Don’t be surprised if you go through fazes on a hike. In the past when I’ve carried jerky, it was typical for me to eat it during the first few days, lose interest in the next week and then crave it again at some future point. Make sure you have lots of variety in your food rather than sticking to just one thing.

Evolution or revolution?

For many years the food I took on my hikes was an ever evolving process; or at least it used to be. If I go back and look at what I was eating four years ago (I do keep these records!) there will be some items that haven’t changed and others that have disappeared from my meal rotation.

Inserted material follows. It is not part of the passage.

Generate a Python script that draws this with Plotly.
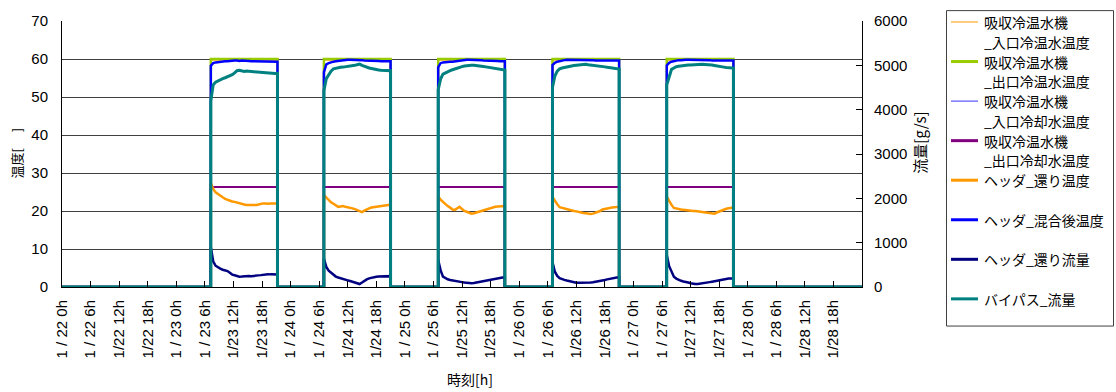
import pandas as pd
import plotly.graph_objects as go

# ---- operating periods (start time of each day's run, 30-minute samples) ----
run_starts = ["2010-01-23 07:15", "2010-01-24 07:00", "2010-01-25 07:00",
              "2010-01-26 07:00", "2010-01-27 07:00"]
axis_start = "2010-01-22 00:00"
axis_end = "2010-01-29 00:00"

# ---- temperature series [°C], left axis ----
outlet_chw_level = [60.0, 60.0, 60.0, 60.0, 60.0]      # 出口冷温水温度
inlet_chw_level = [59.7, 59.7, 59.7, 59.7, 59.7]       # 入口冷温水温度
inlet_cw_level = [26.3, 26.3, 26.3, 26.3, 26.3]        # 入口冷却水温度
outlet_cw_level = [26.3, 26.3, 26.3, 26.3, 26.3]       # 出口冷却水温度

header_return_temp = [
    [27.4, 25.8, 24.9, 24.4, 24.0, 23.6, 23.2, 22.9, 22.7, 22.5, 22.4, 22.2, 21.9, 21.8, 21.7,
     21.6, 21.6, 21.5, 21.6, 21.6, 21.7, 21.9, 22.0, 22.0, 21.9, 22.0, 22.0, 21.9, 22.0],
    [24.2, 23.5, 22.8, 22.3, 21.9, 21.4, 21.1, 21.2, 21.3, 21.1, 21.0, 20.9, 20.7, 20.5, 20.2,
     19.8, 19.7, 20.1, 20.5, 20.7, 20.9, 21.0, 21.2, 21.3, 21.4, 21.5, 21.5, 21.6, 21.6],
    [23.9, 23.0, 22.4, 21.8, 21.3, 20.9, 20.4, 20.3, 20.6, 21.1, 20.5, 20.0, 19.8, 19.5, 19.3,
     19.4, 19.6, 19.8, 19.9, 20.2, 20.5, 20.6, 20.8, 21.0, 21.1, 21.2, 21.2, 21.3, 21.3],
    [23.7, 22.6, 21.8, 21.0, 20.8, 20.6, 20.5, 20.3, 20.2, 20.0, 19.9, 19.7, 19.6, 19.5, 19.4,
     19.3, 19.2, 19.3, 19.5, 19.7, 20.0, 20.4, 20.6, 20.7, 20.8, 20.9, 21.0, 21.0, 21.1],
    [23.8, 22.6, 21.6, 20.8, 20.6, 20.5, 20.4, 20.3, 20.2, 20.2, 20.1, 20.0, 20.0, 19.9, 19.8,
     19.7, 19.6, 19.5, 19.4, 19.3, 19.3, 19.6, 19.9, 20.2, 20.4, 20.6, 20.7, 20.8, 20.9],
]

header_mixed_temp = [
    [58.2, 58.9, 59.1, 59.2, 59.3, 59.3, 59.4, 59.4, 59.5, 59.5, 59.6, 59.6, 59.5, 59.6, 59.6,
     59.5, 59.5, 59.4, 59.4, 59.4, 59.3, 59.3, 59.3, 59.3, 59.3, 59.3, 59.3, 59.3, 59.3],
    [56.5, 58.6, 58.9, 59.2, 59.3, 59.4, 59.5, 59.6, 59.7, 59.8, 59.8, 59.8, 59.8, 59.8, 59.7,
     59.7, 59.7, 59.6, 59.6, 59.6, 59.5, 59.5, 59.5, 59.5, 59.4, 59.4, 59.4, 59.4, 59.4],
    [57.8, 58.9, 59.1, 59.2, 59.3, 59.3, 59.3, 59.4, 59.5, 59.6, 59.7, 59.7, 59.8, 59.8, 59.8,
     59.8, 59.7, 59.7, 59.7, 59.6, 59.6, 59.6, 59.6, 59.5, 59.5, 59.5, 59.4, 59.4, 59.4],
    [58.4, 59.0, 59.3, 59.5, 59.6, 59.7, 59.8, 59.8, 59.8, 59.8, 59.8, 59.8, 59.8, 59.7, 59.7,
     59.7, 59.7, 59.7, 59.6, 59.6, 59.6, 59.6, 59.6, 59.6, 59.6, 59.6, 59.6, 59.6, 59.6],
    [58.3, 59.0, 59.3, 59.5, 59.6, 59.7, 59.7, 59.8, 59.8, 59.8, 59.8, 59.8, 59.8, 59.8, 59.7,
     59.7, 59.7, 59.7, 59.7, 59.6, 59.6, 59.6, 59.6, 59.6, 59.6, 59.6, 59.6, 59.6, 59.6],
]

# ---- flow series [g/s], right axis ----
header_return_flow = [
    [900, 580, 480, 440, 415, 390, 370, 360, 320, 280, 265, 250, 232, 235, 245,
     240, 248, 245, 246, 255, 262, 268, 278, 288, 290, 285, 282, 283, 283],
    [640, 453, 370, 320, 280, 235, 215, 195, 175, 160, 150, 135, 115, 100, 85,
     67, 100, 145, 171, 195, 210, 222, 230, 236, 240, 245, 245, 246, 245],
    [610, 380, 235, 200, 175, 158, 145, 135, 125, 119, 110, 100, 90, 85, 82,
     88, 100, 112, 120, 135, 148, 160, 170, 182, 195, 205, 214, 216, 216],
    [560, 345, 250, 200, 175, 160, 145, 130, 118, 108, 98, 96, 95, 95, 96,
     96, 100, 108, 115, 122, 135, 148, 160, 172, 185, 196, 206, 214, 216],
    [720, 470, 330, 230, 190, 160, 140, 125, 119, 100, 85, 72, 67, 70, 75,
     82, 90, 100, 110, 119, 130, 145, 160, 171, 178, 185, 190, 193, 193],
]

bypass_flow = [
    [4200, 4560, 4620, 4650, 4680, 4700, 4720, 4740, 4760, 4790, 4830, 4880, 4890, 4870, 4860,
     4870, 4865, 4860, 4855, 4850, 4840, 4835, 4830, 4825, 4820, 4815, 4820, 4815, 4818],
    [4430, 4700, 4790, 4870, 4920, 4935, 4950, 4955, 4960, 4965, 4970, 4980, 4990, 5000, 5015,
     5027, 5000, 4975, 4960, 4940, 4930, 4915, 4900, 4893, 4888, 4885, 4880, 4878, 4878],
    [4450, 4690, 4800, 4830, 4860, 4880, 4900, 4920, 4945, 4955, 4970, 4985, 4995, 5000, 5003,
     5004, 5000, 4990, 4985, 4975, 4965, 4955, 4945, 4935, 4925, 4915, 4905, 4895, 4893],
    [4500, 4760, 4870, 4920, 4940, 4955, 4970, 4975, 4985, 4995, 5000, 5005, 5015, 5027, 5025,
     5015, 5010, 5004, 5000, 4990, 4985, 4975, 4965, 4955, 4945, 4935, 4928, 4920, 4915],
    [4560, 4760, 4910, 4940, 4970, 4980, 4990, 4995, 5000, 5005, 5010, 5015, 5020, 5027, 5025,
     5022, 5020, 5019, 5015, 5005, 4995, 4990, 4980, 4970, 4960, 4952, 4945, 4940, 4937],
]

SAMPLES = len(bypass_flow[0])


def build(daily):
    """Join the daily runs into one trace that sits at zero while stopped."""
    xs, ys = [pd.Timestamp(axis_start)], [0]
    for start, vals in zip(run_starts, daily):
        t = list(pd.date_range(start, periods=len(vals), freq="30min"))
        xs += [t[0]] + t + [t[-1]]
        ys += [0] + list(vals) + [0]
    xs.append(pd.Timestamp(axis_end))
    ys.append(0)
    return xs, ys


def flat(levels):
    return [[lv] * SAMPLES for lv in levels]


# legend lines, data, axis, colour, width in chart, width in legend
series = [
    (["吸収冷温水機", "_入口冷温水温度"], flat(inlet_chw_level), "y", "#FF9900", 1.0, 1.0),
    (["吸収冷温水機", "_出口冷温水温度"], flat(outlet_chw_level), "y", "#99CC00", 2.5, 3.0),
    (["吸収冷温水機", "_入口冷却水温度"], flat(inlet_cw_level), "y", "#3333FF", 1.0, 1.0),
    (["吸収冷温水機", "_出口冷却水温度"], flat(outlet_cw_level), "y", "#800080", 2.0, 3.0),
    (["ヘッダ_還り温度"], header_return_temp, "y", "#FF9900", 2.5, 3.0),
    (["ヘッダ_混合後温度"], header_mixed_temp, "y", "#0000FF", 2.5, 3.0),
    (["ヘッダ_還り流量"], header_return_flow, "y2", "#000080", 2.5, 3.0),
    (["バイパス_流量"], bypass_flow, "y2", "#008080", 3.0, 3.0),
]

FONT = "Liberation Sans, Arial, Noto Sans CJK JP, sans-serif"
JFONT = "Noto Sans CJK JP, Liberation Sans, sans-serif"

fig = go.Figure()
for lines, data, axis, color, w, _ in series:
    xs, ys = build(data)
    fig.add_trace(go.Scatter(x=xs, y=ys, yaxis=axis, mode="lines", name="".join(lines),
                             line=dict(color=color, width=w), showlegend=False))

# x tick labels every 6 hours
tick_times = pd.date_range(axis_start, "2010-01-28 18:00", freq="6h")
tick_text = [
    (f"{t.month} / {t.day} {t.hour}h" if t.hour < 10 else f"{t.month}/{t.day} {t.hour}h")
    for t in tick_times
]

# plot area in pixels
L, R, T, B = 62, 862, 18, 287
W, H = 1116, 392


def px(x):
    return (x - L) / (R - L)


def py(y):
    return (B - y) / (B - T)


fig.update_layout(
    width=W, height=H,
    margin=dict(l=L, r=W - R, t=T, b=H - B),
    paper_bgcolor="white", plot_bgcolor="white",
    font=dict(family=FONT, size=14, color="#000000"),
    xaxis=dict(
        type="date",
        range=[axis_start, axis_end],
        tickvals=tick_times, ticktext=tick_text, tickangle=-90,
        ticks="inside", ticklen=6, tickcolor="#000000", tickwidth=1,
        showgrid=False, zeroline=False,
        showline=True, linecolor="#000000", linewidth=1,
        tickfont=dict(family=FONT, size=15),
        ticklabelstandoff=6,
    ),
    yaxis=dict(
        range=[0, 70], dtick=10, tick0=0,
        showgrid=True, gridcolor="#404040", gridwidth=1,
        zeroline=False, showline=True, linecolor="#000000", linewidth=1,
        ticks="", tickfont=dict(family=FONT, size=15),
        ticklabelstandoff=10,
    ),
    yaxis2=dict(
        range=[0, 6000], dtick=1000, tick0=0, overlaying="y", side="right",
        showgrid=False, zeroline=False, showline=True, linecolor="#000000", linewidth=1,
        ticks="inside", ticklen=6, tickcolor="#000000",
        tickfont=dict(family=FONT, size=15),
        ticklabelstandoff=8,
    ),
)


def label(text, x, y, size, angle=0, xanchor="center"):
    fig.add_annotation(text=text, x=px(x), y=py(y), xref="paper", yref="paper",
                       xanchor=xanchor, yanchor="middle", textangle=angle,
                       showarrow=False, font=dict(family=JFONT, size=size))


# axis titles
label("温度[　 ]", 17, 152, 13, angle=-90)
label("流量[g/s]", 920, 141, 15, angle=-90)
label("時刻[h]", 470, 380, 14)

# legend box
fig.add_shape(type="rect", xref="paper", yref="paper",
              x0=px(946.5), x1=px(1113.5), y0=py(7.5), y1=py(326.5),
              line=dict(color="#404040", width=1), fillcolor="white", layer="above")
for i, (lines, _, _, color, _, lw) in enumerate(series):
    yc = 19 + 40 * i
    fig.add_shape(type="line", xref="paper", yref="paper",
                  x0=px(951), x1=px(978), y0=py(yc), y1=py(yc),
                  line=dict(color=color, width=lw), layer="above")
    for k, line_text in enumerate(lines):
        label(line_text, 982, yc + 20 * k, 14, xanchor="left")

fig.write_html("out.html")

I’m always on the lookout for new things to take on a hike.

Sun dried mango. I’ve been taking this on hikes for longer than I can remember and still love it

Last words

Food choices on hikes are very much a personal thing. What you choose to eat and how much is going to be different for everyone. While you’re likely to have a budget to cater for your food needs on your hike, it’s false economy to buy the cheapest thing you can find particularly if you don’t like them. You can be walking through some of the best landscapes around but if you’re miserable and hungry you won’t enjoy it.

It may sound nerdy but keeping a spreadsheet of what you eat for each of your longer hikes is a good way to understand your food requirements. I would also suggest that if you’re planning on doing your first multi-week hike, that you visit a nutritionist and have them analyse your proposed food to identify any shortcomings that can easily be addressed.

Carry too little food and you will be miserable. Carrying too much means you’re needlessly carrying extra weight, and again you won’t be happy. Carry food you don’t like and you won’t eat it but you still have to carry it!

Remember life is too short to eat bad food but what constitutes bad food for you can change!